Dassin and screenwriter Jo Eisenger's vision of the London underworld is reminiscent of The Threepenny Opera, with an intricate social structure that even includes a Beggar's Union. Harry is a walking joke in this world. He has the gift of the gab, but most of the regulars have long since tired of hearing his endless schilling. Like a film noir Fred Flinstone, he's had a million million-dollar ideas, none of which have panned out. His sales pitch is soaked through with flop sweat, and when he's not being brushed off, he's being laughed at. Widmark rides through the part as if he is on a roller coaster, confidence giving way to fear and anxiety, and then back to bravado again. He chews on every word, barely pausing to breathe, racing through Eisenger's lowlife poetry.
Eventually, Harry loads his hand with more cards than he can play. Convinced he can muscle into becoming a sports promoter, he tries to block the city's wrestling godfather, Kristo (Herbert Lom), by using the gangster's champion father (Stanislaus Zbyszko) against him. To fund this operation, Harry takes money from Helen that she wants him to parlay into her own nightclub using matching funds from her husband. Not knowing that Philip is wise to him, Harry isn't even aware of his own failure to shore up the foundation of this house of cards. Once a loser, always a loser, the odds are never in his favor.
Max Greene's moody photography serves to express Harry's doom. The encroaching shadows signal the death that approaches, and Widmark gets more frenzied and feverish, trying to help Harry weasel out of the darkness. There is nowhere for him to turn, the world he has insisted has been against him all along finally gives in to the base impulses he would foist upon it. Through much of the film, Dassin and Greene take their camera on the London streets, shooting Piccadilly Circus the same way Dassin shot New York for The Naked City. In the climax, we see Harry running across construction sites that look like ruins, disappearing in the mist, trapped on the streets where he earned his living.
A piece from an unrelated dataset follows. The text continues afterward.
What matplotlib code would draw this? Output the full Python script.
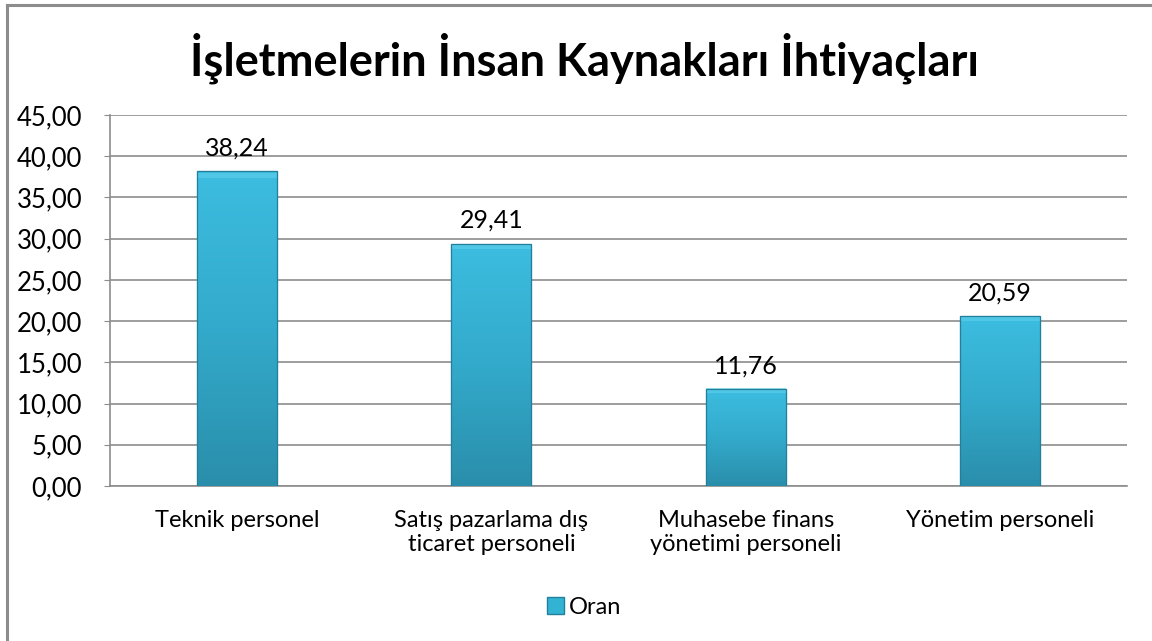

Nowhere does this shooting style serve Night & the City better, though, than Harry's inglorious end. As morning approaches, Harry is calm for the first time, having accepted his fate and deciding to stop scrounging. Down at the water, Dassin shows a bridge in the distance, criminal assassins gathering, running back and forth like ants digging out a new farm. Seeing a chance to do right by Mary, Harry commits his first unselfish act by running into his undoing. It's a powerful scene, with Widmark sprinting at the camera, screaming, arms flailing, simultaneously possessed by the fear of death and running bravely into it. Forget any cool screen persona, that's true acting.